10251 Vista Sorrento Parkway, Suite 200

San Diego, CA 92121

(888) 3DUNHAM (338-6426)

 

IMPORTANT NOTICE OF INTERNET AVAILABILITY OF INFORMATION STATEMENT

 

This communication presents only an overview of the Information Statement that is available to you on the internet relating to the Monthly Distribution Fund (the “Fund”), a series of Dunham Funds (the “Trust”). We encourage you to access and review all of the important information contained in the Information Statement.

The Information Statement describes a recent sub-adviser change relating to the Fund. Specifically, at a meeting held on March 16, 2021 (the “Meeting”), the Board of Trustees of the Trust (the “Board”), including all of the Trustees present at the Meeting who are not “interested persons” as that term is defined in the Investment Company Act of 1940, as amended (the “Independent Trustees”), considered and approved the termination of Weiss Multi-Strategy Advisers, LLC (“Weiss”) as a sub-adviser to the Fund, effective as of the close of business March 31, 2021, and the appointment of Grantham Mayo Van Otterloo & Co.
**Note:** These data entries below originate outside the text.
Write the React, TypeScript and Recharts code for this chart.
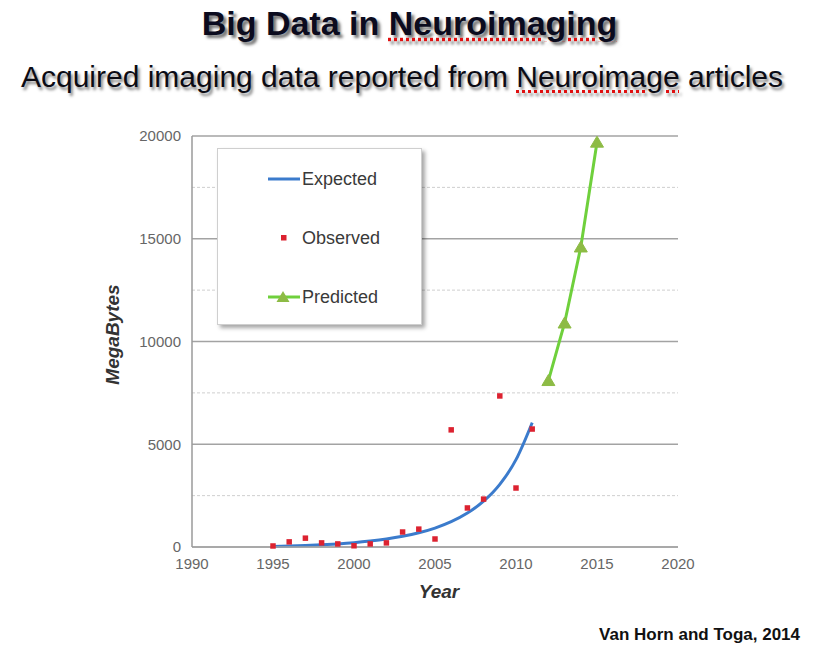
import React from 'react';
import {
  ComposedChart,
  Line,
  Scatter,
  XAxis,
  YAxis,
  ZAxis,
  CartesianGrid,
  ReferenceLine,
  Legend,
  Label,
} from 'recharts';

// ---- Data ----
const xTicks = [1990, 1995, 2000, 2005, 2010, 2015, 2020];
const yTicks = [0, 5000, 10000, 15000, 20000];
const minorGrid = [2500, 7500, 12500, 17500];

const expectedYears = [1995, 1996, 1997, 1998, 1999, 2000, 2001, 2002, 2003, 2004, 2005, 2006, 2007, 2008, 2009, 2010, 2011];
const expectedValues = [25, 45, 70, 105, 150, 210, 290, 390, 520, 690, 920, 1230, 1650, 2230, 3050, 4250, 6050];

const observedYears = [1995, 1996, 1997, 1998, 1999, 2000, 2001, 2002, 2003, 2004, 2005, 2006, 2007, 2008, 2009, 2010, 2011];
const observedValues = [50, 250, 430, 200, 150, 60, 150, 200, 730, 870, 390, 5700, 1900, 2330, 7350, 2870, 5740];

const predictedYears = [2012, 2013, 2014, 2015];
const predictedValues = [8100, 10900, 14600, 19700];

const expectedData = expectedYears.map((year, i) => ({ year, value: expectedValues[i] }));
const observedData = observedYears.map((year, i) => ({ year, value: observedValues[i] }));
const predictedData = predictedYears.map((year, i) => ({ year, value: predictedValues[i] }));

const FONT = '"Liberation Sans", Arial, Helvetica, sans-serif';
const BLUE = '#3b7bcc';
const RED = '#dc2230';
const GREEN_LINE = '#6fd03c';
const GREEN_MARK = '#8dbb45';

const Triangle = (props: any) => {
  const { cx, cy } = props;
  if (cx == null || cy == null) return null;
  return (
    <polygon
      points={`${cx},${cy - 6} ${cx + 6.5},${cy + 5} ${cx - 6.5},${cy + 5}`}
      fill={GREEN_MARK}
      stroke={GREEN_MARK}
      strokeWidth={1}
    />
  );
};

const LegendBox = () => (
  <div
    style={{
      width: 205,
      height: 177,
      background: '#fff',
      border: '1px solid #cfcfcf',
      boxShadow: '3px 3px 4px rgba(0,0,0,0.35)',
      boxSizing: 'border-box',
    }}
  >
    <svg width={205} height={177} style={{ display: 'block' }}>
      <line x1={50} y1={30} x2={82} y2={30} stroke={BLUE} strokeWidth={3} />
      <text x={84} y={30} dy="0.35em" fontSize={18} fill="#3a3a3a" fontFamily={FONT}>Expected</text>
      <rect x={63} y={86} width={5.5} height={5.5} fill={RED} />
      <text x={84} y={89} dy="0.35em" fontSize={18} fill="#3a3a3a" fontFamily={FONT}>Observed</text>
      <line x1={50} y1={148} x2={82} y2={148} stroke={GREEN_LINE} strokeWidth={3} />
      <polygon points="65,142 71.5,153 58.5,153" fill={GREEN_MARK} />
      <text x={84} y={148} dy="0.35em" fontSize={18} fill="#3a3a3a" fontFamily={FONT}>Predicted</text>
    </svg>
  </div>
);

export default function App() {
  return (
    <div
      style={{
        position: 'absolute',
        left: 0,
        top: 0,
        width: 819,
        height: 655,
        background: '#fff',
        fontFamily: FONT,
        overflow: 'hidden',
      }}
    >
      <div
        style={{
          position: 'absolute',
          left: 0,
          top: 6,
          width: 819,
          textAlign: 'center',
          fontSize: 34,
          lineHeight: '34px',
          fontWeight: 'bold',
          color: '#0b0b1e',
          textShadow: '3px 3px 3px rgba(0,0,0,0.55)',
        }}
      >
        Big Data in{' '}
        <span style={{ textDecoration: 'underline dotted #e01010', textUnderlineOffset: 3 }}>Neuroimaging</span>
      </div>
      <div
        style={{
          position: 'absolute',
          left: 0,
          top: 62,
          width: 804,
          textAlign: 'center',
          fontSize: 30,
          lineHeight: '30px',
          color: '#0b0b14',
          textShadow: '2px 3px 3px rgba(0,0,0,0.5)',
        }}
      >
        Acquired imaging data reported from{' '}
        <span style={{ textDecoration: 'underline dotted #e01010', textUnderlineOffset: 3 }}>Neuroimage</span> articles
      </div>

      <div style={{ position: 'absolute', left: 0, top: 0 }}>
        <ComposedChart
          width={819}
          height={655}
          margin={{ top: 136, right: 141, bottom: 78, left: 32 }}
        >
          <CartesianGrid horizontal vertical={false} stroke="#a3a3a3" strokeWidth={1.5} />
          {minorGrid.map((v) => (
            <ReferenceLine key={v} y={v} stroke="#cfcfcf" strokeDasharray="3 2" strokeWidth={1} />
          ))}
          <XAxis
            dataKey="year"
            type="number"
            domain={[1990, 2020]}
            ticks={xTicks}
            allowDataOverflow
            height={30}
            tickLine={false}
            tickMargin={5}
            axisLine={{ stroke: '#a3a3a3', strokeWidth: 1.5 }}
            tick={{ fill: '#666', fontSize: 15, fontFamily: FONT }}
          >
            <Label
              value="Year"
              position="bottom"
              offset={8}
              dx={4}
              style={{ fontSize: 19, fontWeight: 'bold', fontStyle: 'italic', fill: '#333', fontFamily: FONT }}
            />
          </XAxis>
          <YAxis
            type="number"
            domain={[0, 20000]}
            ticks={yTicks}
            width={160}
            tickLine={false}
            tickMargin={5}
            axisLine={{ stroke: '#9a9a9a', strokeWidth: 1.5 }}
            tick={{ fill: '#666', fontSize: 15, fontFamily: FONT }}
          >
            <Label
              value="MegaBytes"
              angle={-90}
              position="center"
              dy={-7}
              style={{ fontSize: 19, fontWeight: 'bold', fontStyle: 'italic', fill: '#333', fontFamily: FONT, textAnchor: 'middle' }}
            />
          </YAxis>
          <ZAxis type="number" range={[30, 30]} />
          <Line
            data={expectedData}
            dataKey="value"
            name="Expected"
            type="monotone"
            stroke={BLUE}
            strokeWidth={3}
            dot={false}
            activeDot={false}
            isAnimationActive={false}
          />
          <Scatter
            data={observedData}
            dataKey="value"
            name="Observed"
            fill={RED}
            shape="square"
            isAnimationActive={false}
          />
          <Line
            data={predictedData}
            dataKey="value"
            name="Predicted"
            type="linear"
            stroke={GREEN_LINE}
            strokeWidth={3}
            dot={<Triangle />}
            activeDot={false}
            isAnimationActive={false}
          />
          <Legend
            layout="horizontal"
            verticalAlign="middle"
            align="center"
            content={() => <LegendBox />}
            wrapperStyle={{ position: 'absolute', left: 217, top: 148, width: 205, height: 177 }}
          />
        </ComposedChart>
      </div>

      <div
        style={{
          position: 'absolute',
          left: 0,
          top: 626,
          width: 800,
          textAlign: 'right',
          fontSize: 17,
          lineHeight: '17px',
          fontWeight: 'bold',
          color: '#111',
        }}
      >
        Van Horn and Toga, 2014
      </div>
    </div>
  );
}
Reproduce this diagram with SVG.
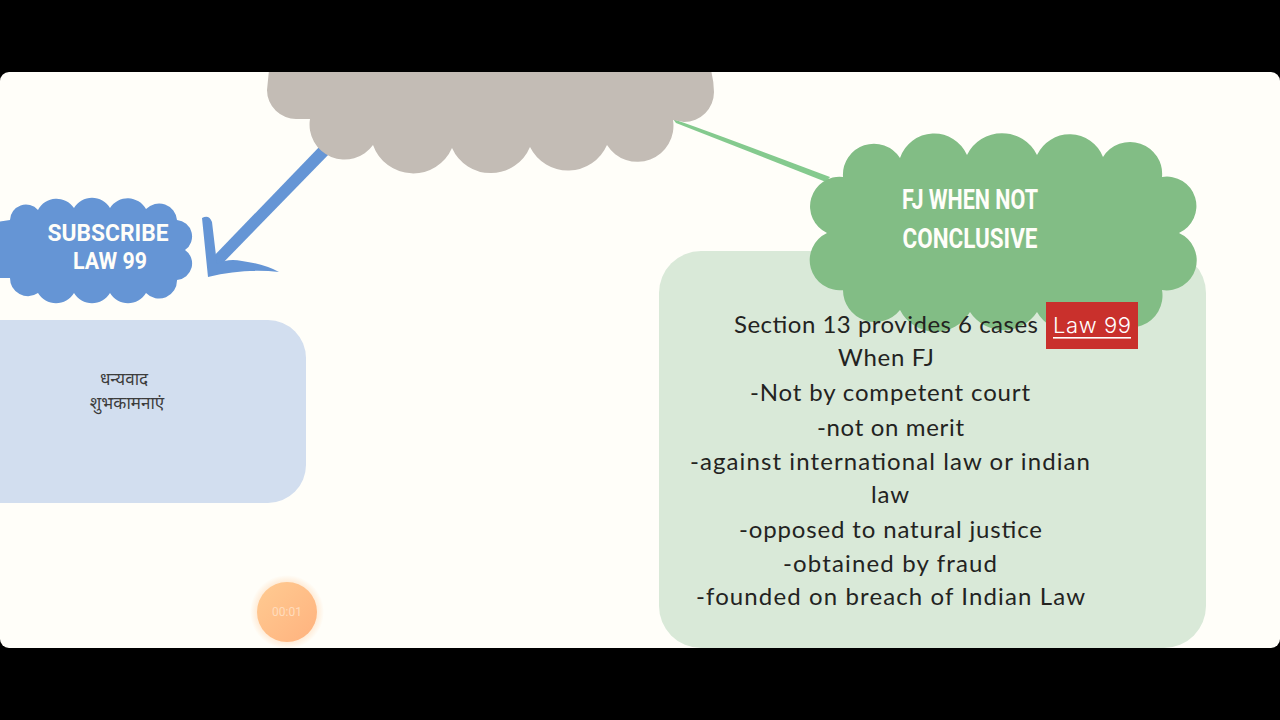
<svg xmlns="http://www.w3.org/2000/svg" width="1280" height="720" viewBox="0 0 1280 720">
<style>
.body{font-family:"Lato","Noto Sans",sans-serif;font-size:24px;fill:#23231f}
.head{font-family:"Roboto","Liberation Sans",sans-serif;font-weight:700;fill:#fffef9}
.hi{font-family:"Noto Sans","Noto Sans Devanagari","Lohit Devanagari","FreeSans",sans-serif;font-size:17px;fill:#3c3c3c;text-anchor:middle}
</style>
<defs>
<clipPath id="page"><rect x="0" y="72" width="1280" height="576" rx="9"/></clipPath>
<radialGradient id="glow"><stop offset="0.8" stop-color="#ffd9b5" stop-opacity="0.5"/><stop offset="1" stop-color="#ffd9b5" stop-opacity="0"/></radialGradient>
<linearGradient id="orb" x1="0" y1="0" x2="1" y2="1"><stop offset="0" stop-color="#ffcb92"/><stop offset="1" stop-color="#ffb27e"/></linearGradient>
</defs>
<rect width="1280" height="720" fill="#000"/>
<g clip-path="url(#page)">
<rect x="0" y="72" width="1280" height="576" fill="#fffef9"/>
<g id="connectors">
<path d="M322 144L332 151L218 268L212 272L210 260Z" fill="#6595d5"/>
<path d="M202 218Q209 214 212 222L217 264Q228 258 242 261Q264 264 279 272Q245 268 208 277Z" fill="#6595d5"/>
<path d="M673 119Q700 128 830 177L826 182L676 123Z" fill="#84ca8e"/>
</g>
<g id="node-top-cloud">
<path fill="#c3bcb5" d="M310 119L297 119A29 29 0 0 1 267 90L270 60L708 60Q714 78 714 92A30 30 0 0 1 684 122L673 120A36 36 0 0 1 607 145A42.5 42.5 0 0 1 530 147A42.5 42.5 0 0 1 452 148A42.5 42.5 0 0 1 373 145A35 35 0 0 1 310 119Z"/>
</g>
<g id="node-subscribe">
<path fill="#6595d5" d="M-10 250A18 18 0 0 1 -4 222L10 220A16 16 0 0 1 38 210A21 21 0 0 1 74 208A21 21 0 0 1 110 208A21 21 0 0 1 146 209A18 18 0 0 1 177 220A16.5 16.5 0 0 1 185 250A16.5 16.5 0 0 1 177 280A18 18 0 0 1 146 293A21 21 0 0 1 110 293A21 21 0 0 1 74 293A21 21 0 0 1 38 293A18 18 0 0 1 10 278L-4 278A18 18 0 0 1 -10 250Z"/>
<text class="head" x="108" y="241" font-size="23" text-anchor="middle" textLength="121" lengthAdjust="spacingAndGlyphs">SUBSCRIBE</text>
<text class="head" x="110" y="269" font-size="23" text-anchor="middle" textLength="74" lengthAdjust="spacingAndGlyphs">LAW 99</text>
</g>
<g id="node-thanks">
<rect x="-60" y="320" width="366" height="183" rx="38" fill="#d2deef"/>
<text class="hi" x="124" y="385">धन्यवाद</text>
<text class="hi" x="127" y="409">शुभकामनाएं</text>
</g>
<g id="node-fj-box">
<rect x="659" y="251" width="547" height="397" rx="42" fill="#d9e9d8"/>
</g>
<g id="node-fj-cloud">
<path fill="#82bd85" d="M843 177A31 31 0 0 1 900 158A36 36 0 0 1 967 155A39 39 0 0 1 1037 155A36 36 0 0 1 1103 157A32 32 0 0 1 1162 177A29.5 29.5 0 0 1 1179 233A30 30 0 0 1 1162 290A32 32 0 0 1 1103 312A38 38 0 0 1 1037 312A40 40 0 0 1 970 312A40 40 0 0 1 900 310A32 32 0 0 1 843 290A30 30 0 0 1 827 233A29.5 29.5 0 0 1 843 177Z"/>
<text class="head" x="970" y="209" font-size="28" text-anchor="middle" textLength="136" lengthAdjust="spacingAndGlyphs">FJ WHEN NOT</text>
<text class="head" x="970" y="248" font-size="28" text-anchor="middle" textLength="135" lengthAdjust="spacingAndGlyphs">CONCLUSIVE</text>
</g>
<g id="node-fj-text">
<text class="body" x="734" y="333" textLength="304">Section 13 provides 6 cases</text>
<text class="body" x="838" y="366" textLength="96">When FJ</text>
<text class="body" x="750" y="401" textLength="280">-Not by competent court</text>
<text class="body" x="817" y="436" textLength="147">-not on merit</text>
<text class="body" x="690" y="470" textLength="400">-against international law or indian</text>
<text class="body" x="871" y="503" textLength="38">law</text>
<text class="body" x="739" y="538" textLength="303">-opposed to natural justice</text>
<text class="body" x="783" y="572" textLength="214">-obtained by fraud</text>
<text class="body" x="696" y="605" textLength="389">-founded on breach of Indian Law</text>
</g>
<g id="node-law99-tag">
<rect x="1046" y="302" width="92" height="47" fill="#c9302c"/>
<text x="1053" y="333" font-family="Inter,'Liberation Sans',sans-serif" font-size="22" font-weight="300" fill="#fff" textLength="78">Law 99</text>
<rect x="1053" y="337" width="78" height="1.6" fill="#fff"/>
</g>
<g id="node-timer">
<circle cx="287" cy="612" r="37" fill="url(#glow)"/>
<circle cx="287" cy="612" r="30" fill="url(#orb)"/>
<text x="287" y="616" font-family="Roboto,'Liberation Sans',sans-serif" font-size="12" fill="#ffdcbc" text-anchor="middle">00:01</text>
</g>
</g>
</svg>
LLC (“GMO”) to sub-advise the Fund, effective April 1, 2021.

 

The new sub-advisory agreement is the same in all material respects to the prior sub-advisory agreement with the exception of the parties and the effective date. As under the prior sub-advisory agreement, GMO will be compensated based on its performance and the new sub-advisory agreement is also a fulcrum fee arrangement. The sub-advisory fee to be paid to GMO is within the limits of the negotiable sub-advisory fee range of 0.00%–1.50%, approved by the Fund’s shareholders on May 14, 2008.

The Trust has received an exemptive order (the “Order”) from the U.S. Securities and Exchange Commission that allows certain sub-adviser changes to be made without shareholder approval. The Order instead requires that an information statement be sent to shareholders of the Fund. In lieu of physical delivery of the Information Statement, the Fund will make the Information Statement available to you on the Trust’s website.

This Notice of Internet Availability of the Information Statement is being mailed on or about June 22, 2021 to shareholders of record of the Fund as of June 7, 2021. The Information Statement will be available on the Trust’s website at www.dunham.com/prospectus/MonthlyDistribution until September 30, 2021. A paper or e-mail copy of the Information Statement may be obtained, without charge, by contacting the Trust at (888) 3DUNHAM (338-6426), visiting the website at www.dunham.com or emailing the Trust at customercare@dunham.com.

 

If you want to receive a paper or e-mail copy of the Information Statement, you must request one. A copy of the Information Statement may be obtained upon request and without charge.